## Begin

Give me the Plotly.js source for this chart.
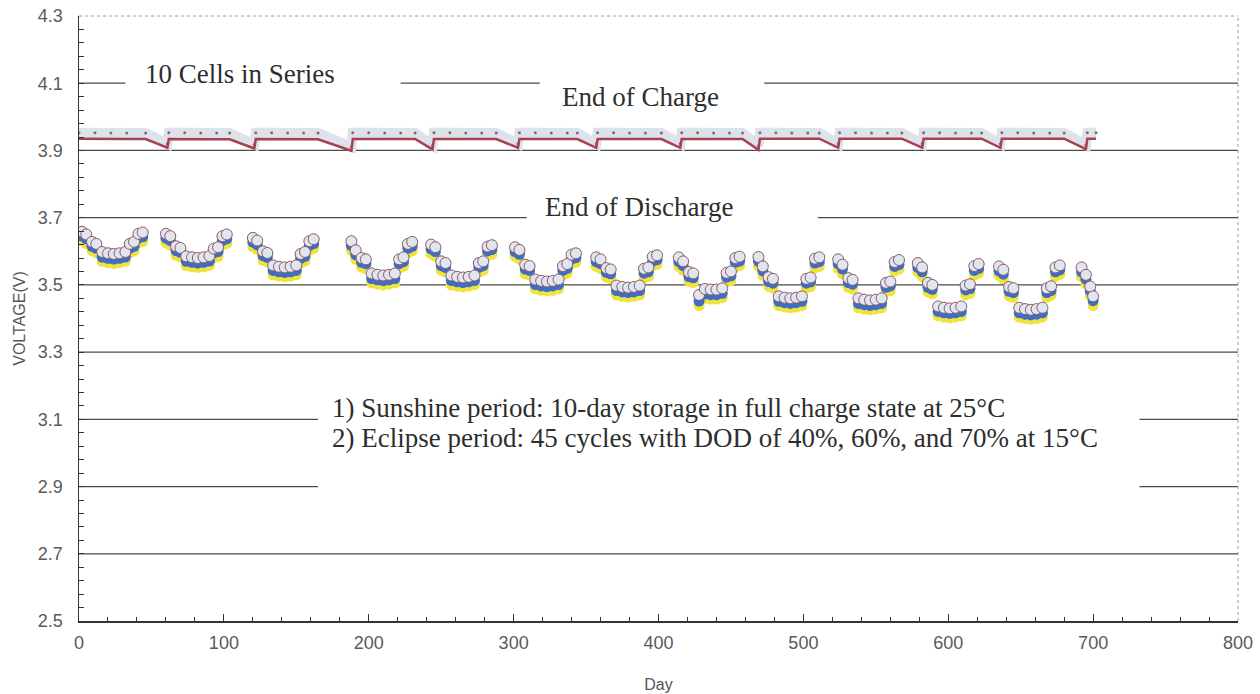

## End
## Begin

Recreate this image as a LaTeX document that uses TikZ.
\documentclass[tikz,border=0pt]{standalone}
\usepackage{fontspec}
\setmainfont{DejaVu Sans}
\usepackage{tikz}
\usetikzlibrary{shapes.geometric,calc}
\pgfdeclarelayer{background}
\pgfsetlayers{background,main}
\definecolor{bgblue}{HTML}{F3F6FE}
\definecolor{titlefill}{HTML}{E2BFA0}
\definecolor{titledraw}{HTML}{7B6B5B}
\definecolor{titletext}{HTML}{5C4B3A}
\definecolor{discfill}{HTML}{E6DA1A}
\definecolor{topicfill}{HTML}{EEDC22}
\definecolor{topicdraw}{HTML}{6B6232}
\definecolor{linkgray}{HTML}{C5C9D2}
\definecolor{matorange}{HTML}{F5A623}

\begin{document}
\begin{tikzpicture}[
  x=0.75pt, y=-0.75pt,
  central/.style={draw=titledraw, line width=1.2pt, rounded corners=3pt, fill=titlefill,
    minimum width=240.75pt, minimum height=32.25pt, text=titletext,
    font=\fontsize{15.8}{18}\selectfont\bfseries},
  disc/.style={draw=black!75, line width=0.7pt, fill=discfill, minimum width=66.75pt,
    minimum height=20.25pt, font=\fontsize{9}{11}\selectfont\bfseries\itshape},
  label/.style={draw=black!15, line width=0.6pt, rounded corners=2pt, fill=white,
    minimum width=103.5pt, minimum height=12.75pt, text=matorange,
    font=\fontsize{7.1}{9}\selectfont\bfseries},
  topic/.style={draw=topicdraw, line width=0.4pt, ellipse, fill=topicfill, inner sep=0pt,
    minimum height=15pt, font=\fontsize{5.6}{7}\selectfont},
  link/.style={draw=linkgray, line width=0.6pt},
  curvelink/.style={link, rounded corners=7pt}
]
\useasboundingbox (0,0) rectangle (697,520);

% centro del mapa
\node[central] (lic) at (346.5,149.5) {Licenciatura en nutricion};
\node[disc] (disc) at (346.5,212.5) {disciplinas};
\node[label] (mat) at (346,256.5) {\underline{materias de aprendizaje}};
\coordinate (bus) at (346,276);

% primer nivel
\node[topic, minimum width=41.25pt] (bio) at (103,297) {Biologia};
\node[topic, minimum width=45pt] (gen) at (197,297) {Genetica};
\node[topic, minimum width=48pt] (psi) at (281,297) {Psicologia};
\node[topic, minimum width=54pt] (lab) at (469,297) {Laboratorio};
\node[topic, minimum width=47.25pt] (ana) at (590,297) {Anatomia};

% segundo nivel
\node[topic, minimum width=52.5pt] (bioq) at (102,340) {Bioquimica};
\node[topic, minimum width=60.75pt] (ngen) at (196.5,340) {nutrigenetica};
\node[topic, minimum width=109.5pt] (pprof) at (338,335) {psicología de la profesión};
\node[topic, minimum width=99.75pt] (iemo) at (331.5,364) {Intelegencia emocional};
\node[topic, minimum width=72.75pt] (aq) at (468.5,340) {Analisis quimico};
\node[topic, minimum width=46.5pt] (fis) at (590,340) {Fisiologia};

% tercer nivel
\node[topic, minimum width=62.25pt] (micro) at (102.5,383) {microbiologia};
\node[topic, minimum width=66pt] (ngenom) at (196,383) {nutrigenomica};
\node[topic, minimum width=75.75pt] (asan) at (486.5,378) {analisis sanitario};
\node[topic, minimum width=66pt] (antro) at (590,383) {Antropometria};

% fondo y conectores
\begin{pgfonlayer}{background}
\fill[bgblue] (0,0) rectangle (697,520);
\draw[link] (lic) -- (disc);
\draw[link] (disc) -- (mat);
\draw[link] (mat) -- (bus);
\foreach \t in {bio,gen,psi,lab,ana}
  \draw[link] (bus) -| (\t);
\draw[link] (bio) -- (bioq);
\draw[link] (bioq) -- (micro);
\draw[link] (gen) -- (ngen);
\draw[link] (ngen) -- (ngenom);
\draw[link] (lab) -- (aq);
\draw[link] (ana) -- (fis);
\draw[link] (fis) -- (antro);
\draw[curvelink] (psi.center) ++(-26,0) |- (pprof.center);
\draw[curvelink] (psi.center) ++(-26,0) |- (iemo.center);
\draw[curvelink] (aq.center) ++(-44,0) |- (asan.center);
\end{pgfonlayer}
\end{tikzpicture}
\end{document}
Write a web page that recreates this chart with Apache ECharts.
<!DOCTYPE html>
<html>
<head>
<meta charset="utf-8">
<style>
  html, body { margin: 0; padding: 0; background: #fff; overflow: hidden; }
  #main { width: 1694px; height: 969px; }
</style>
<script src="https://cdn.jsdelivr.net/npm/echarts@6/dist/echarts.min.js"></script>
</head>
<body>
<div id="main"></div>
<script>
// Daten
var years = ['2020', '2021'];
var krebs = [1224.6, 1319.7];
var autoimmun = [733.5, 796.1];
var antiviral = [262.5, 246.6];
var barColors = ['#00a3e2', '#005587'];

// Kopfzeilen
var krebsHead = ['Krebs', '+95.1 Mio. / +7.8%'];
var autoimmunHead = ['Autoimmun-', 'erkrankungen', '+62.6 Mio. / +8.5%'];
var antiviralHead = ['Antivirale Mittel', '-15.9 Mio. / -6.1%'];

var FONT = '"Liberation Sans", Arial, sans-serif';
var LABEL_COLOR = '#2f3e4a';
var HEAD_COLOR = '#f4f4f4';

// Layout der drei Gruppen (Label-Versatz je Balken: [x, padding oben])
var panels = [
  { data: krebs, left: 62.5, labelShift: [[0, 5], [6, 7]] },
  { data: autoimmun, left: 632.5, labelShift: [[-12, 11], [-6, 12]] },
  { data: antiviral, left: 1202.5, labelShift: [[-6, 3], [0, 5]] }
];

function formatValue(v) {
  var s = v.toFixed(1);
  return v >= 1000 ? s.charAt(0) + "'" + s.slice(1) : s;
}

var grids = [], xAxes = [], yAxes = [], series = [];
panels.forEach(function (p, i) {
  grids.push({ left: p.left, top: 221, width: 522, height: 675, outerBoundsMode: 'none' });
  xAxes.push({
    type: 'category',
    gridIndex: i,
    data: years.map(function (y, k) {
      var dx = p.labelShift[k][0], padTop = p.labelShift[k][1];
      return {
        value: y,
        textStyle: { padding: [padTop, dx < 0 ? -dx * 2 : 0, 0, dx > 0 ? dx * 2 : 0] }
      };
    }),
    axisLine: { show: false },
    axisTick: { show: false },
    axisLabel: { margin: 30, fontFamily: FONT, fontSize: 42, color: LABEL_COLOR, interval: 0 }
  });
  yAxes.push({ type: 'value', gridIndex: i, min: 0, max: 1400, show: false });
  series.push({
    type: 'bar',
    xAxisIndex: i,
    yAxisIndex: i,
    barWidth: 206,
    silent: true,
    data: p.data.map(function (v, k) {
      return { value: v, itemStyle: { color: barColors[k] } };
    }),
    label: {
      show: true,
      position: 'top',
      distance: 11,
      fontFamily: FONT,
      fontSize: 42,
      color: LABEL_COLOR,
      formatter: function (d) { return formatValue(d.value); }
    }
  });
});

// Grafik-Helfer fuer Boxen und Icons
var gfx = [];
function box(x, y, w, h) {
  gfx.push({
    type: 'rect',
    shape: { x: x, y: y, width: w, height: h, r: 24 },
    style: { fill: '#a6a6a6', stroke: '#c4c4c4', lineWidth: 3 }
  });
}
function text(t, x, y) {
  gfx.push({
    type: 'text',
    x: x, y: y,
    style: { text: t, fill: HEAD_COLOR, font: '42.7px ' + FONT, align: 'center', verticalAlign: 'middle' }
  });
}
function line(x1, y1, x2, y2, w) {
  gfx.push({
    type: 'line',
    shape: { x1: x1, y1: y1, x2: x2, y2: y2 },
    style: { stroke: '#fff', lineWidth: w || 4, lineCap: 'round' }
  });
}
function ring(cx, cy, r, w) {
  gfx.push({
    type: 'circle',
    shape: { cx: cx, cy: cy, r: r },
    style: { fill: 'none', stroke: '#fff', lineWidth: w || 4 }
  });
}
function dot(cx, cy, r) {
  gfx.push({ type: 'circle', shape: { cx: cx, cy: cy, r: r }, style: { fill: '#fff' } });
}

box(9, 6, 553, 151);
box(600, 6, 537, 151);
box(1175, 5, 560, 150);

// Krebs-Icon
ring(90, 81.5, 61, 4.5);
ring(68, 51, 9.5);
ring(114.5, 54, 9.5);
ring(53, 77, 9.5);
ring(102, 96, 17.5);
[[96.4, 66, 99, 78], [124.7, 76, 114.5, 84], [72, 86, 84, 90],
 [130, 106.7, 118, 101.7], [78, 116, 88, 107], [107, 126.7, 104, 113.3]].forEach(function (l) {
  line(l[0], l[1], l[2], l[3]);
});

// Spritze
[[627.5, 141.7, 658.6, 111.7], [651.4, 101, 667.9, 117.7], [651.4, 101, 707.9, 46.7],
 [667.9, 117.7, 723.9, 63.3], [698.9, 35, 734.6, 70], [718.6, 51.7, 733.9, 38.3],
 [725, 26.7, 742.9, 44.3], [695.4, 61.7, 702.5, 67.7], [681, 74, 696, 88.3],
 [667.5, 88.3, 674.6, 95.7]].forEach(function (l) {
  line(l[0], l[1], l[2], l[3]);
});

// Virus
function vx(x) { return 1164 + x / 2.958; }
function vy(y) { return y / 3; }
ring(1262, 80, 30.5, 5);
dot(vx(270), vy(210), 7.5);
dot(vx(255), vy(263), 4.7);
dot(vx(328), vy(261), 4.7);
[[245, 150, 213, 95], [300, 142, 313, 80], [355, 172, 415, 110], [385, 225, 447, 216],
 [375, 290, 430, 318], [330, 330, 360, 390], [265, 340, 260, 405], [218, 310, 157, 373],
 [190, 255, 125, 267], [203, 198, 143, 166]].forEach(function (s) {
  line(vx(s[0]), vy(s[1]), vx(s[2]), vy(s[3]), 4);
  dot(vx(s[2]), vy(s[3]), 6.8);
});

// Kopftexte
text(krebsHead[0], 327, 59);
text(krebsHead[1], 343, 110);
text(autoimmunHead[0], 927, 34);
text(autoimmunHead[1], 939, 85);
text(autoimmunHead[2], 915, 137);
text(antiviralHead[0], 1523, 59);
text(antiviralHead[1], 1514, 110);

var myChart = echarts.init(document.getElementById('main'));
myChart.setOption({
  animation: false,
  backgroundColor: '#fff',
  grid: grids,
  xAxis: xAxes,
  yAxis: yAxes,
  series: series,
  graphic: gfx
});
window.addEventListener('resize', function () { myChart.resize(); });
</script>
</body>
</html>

## End
## Begin

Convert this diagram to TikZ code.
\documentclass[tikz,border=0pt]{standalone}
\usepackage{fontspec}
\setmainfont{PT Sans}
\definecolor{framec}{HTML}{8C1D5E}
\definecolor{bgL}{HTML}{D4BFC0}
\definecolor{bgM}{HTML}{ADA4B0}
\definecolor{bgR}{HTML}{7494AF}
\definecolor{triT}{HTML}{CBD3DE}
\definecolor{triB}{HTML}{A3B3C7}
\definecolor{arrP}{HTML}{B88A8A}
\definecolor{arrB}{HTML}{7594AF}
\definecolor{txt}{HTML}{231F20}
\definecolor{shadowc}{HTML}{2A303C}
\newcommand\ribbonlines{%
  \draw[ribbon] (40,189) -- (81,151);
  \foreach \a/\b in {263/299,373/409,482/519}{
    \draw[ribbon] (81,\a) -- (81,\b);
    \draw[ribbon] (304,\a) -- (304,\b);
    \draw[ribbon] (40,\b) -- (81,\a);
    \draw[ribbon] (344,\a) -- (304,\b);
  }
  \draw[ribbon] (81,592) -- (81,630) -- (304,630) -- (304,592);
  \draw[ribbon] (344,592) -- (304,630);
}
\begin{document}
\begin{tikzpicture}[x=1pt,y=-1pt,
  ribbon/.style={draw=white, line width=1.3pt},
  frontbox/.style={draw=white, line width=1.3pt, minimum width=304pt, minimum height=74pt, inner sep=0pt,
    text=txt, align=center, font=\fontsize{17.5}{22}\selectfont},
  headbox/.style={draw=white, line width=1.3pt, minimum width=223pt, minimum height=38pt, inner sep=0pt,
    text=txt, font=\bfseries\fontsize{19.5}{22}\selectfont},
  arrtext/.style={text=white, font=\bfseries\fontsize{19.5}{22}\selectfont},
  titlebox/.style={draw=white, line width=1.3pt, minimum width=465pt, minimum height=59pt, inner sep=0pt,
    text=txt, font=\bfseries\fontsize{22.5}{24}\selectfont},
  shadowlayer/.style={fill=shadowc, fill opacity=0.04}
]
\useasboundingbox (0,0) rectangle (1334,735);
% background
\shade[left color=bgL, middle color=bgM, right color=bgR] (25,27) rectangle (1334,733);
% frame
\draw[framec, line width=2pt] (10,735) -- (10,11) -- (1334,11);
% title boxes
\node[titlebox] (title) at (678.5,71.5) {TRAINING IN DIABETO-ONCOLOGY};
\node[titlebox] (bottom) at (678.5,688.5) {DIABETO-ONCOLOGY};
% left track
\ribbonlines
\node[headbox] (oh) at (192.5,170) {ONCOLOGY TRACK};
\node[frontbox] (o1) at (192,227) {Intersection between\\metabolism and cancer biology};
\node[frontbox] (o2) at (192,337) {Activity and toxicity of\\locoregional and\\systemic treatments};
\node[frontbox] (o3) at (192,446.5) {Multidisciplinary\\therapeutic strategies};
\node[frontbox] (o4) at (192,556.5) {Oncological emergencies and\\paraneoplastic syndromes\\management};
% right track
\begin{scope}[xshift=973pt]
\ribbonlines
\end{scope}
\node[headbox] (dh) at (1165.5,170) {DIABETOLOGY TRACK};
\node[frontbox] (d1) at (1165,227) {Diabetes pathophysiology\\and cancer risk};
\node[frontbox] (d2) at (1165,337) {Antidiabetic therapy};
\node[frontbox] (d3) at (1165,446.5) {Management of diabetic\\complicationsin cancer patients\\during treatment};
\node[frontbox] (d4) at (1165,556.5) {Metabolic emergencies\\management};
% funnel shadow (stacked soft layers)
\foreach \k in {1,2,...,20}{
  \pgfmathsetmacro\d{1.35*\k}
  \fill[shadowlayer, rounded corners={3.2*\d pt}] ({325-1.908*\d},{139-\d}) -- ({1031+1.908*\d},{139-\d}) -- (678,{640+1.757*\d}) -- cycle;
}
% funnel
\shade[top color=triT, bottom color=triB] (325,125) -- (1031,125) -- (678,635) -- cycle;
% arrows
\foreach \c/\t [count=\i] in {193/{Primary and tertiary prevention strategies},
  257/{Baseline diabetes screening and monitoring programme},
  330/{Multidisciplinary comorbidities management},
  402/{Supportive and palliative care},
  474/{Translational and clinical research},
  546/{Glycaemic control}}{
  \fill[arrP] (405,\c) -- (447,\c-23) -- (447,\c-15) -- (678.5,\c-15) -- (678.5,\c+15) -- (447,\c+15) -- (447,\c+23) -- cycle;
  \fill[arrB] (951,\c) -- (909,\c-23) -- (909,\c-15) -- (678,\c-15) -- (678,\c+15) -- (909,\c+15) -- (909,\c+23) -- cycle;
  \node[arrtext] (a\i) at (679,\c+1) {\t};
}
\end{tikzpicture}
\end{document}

## End

• THE TASK:
Pick out each line containing "that" and report it.

• TASK OUTPUT:
Recreate this image as a LaTeX document that uses TikZ.
Write a web page that recreates this chart with Apache ECharts.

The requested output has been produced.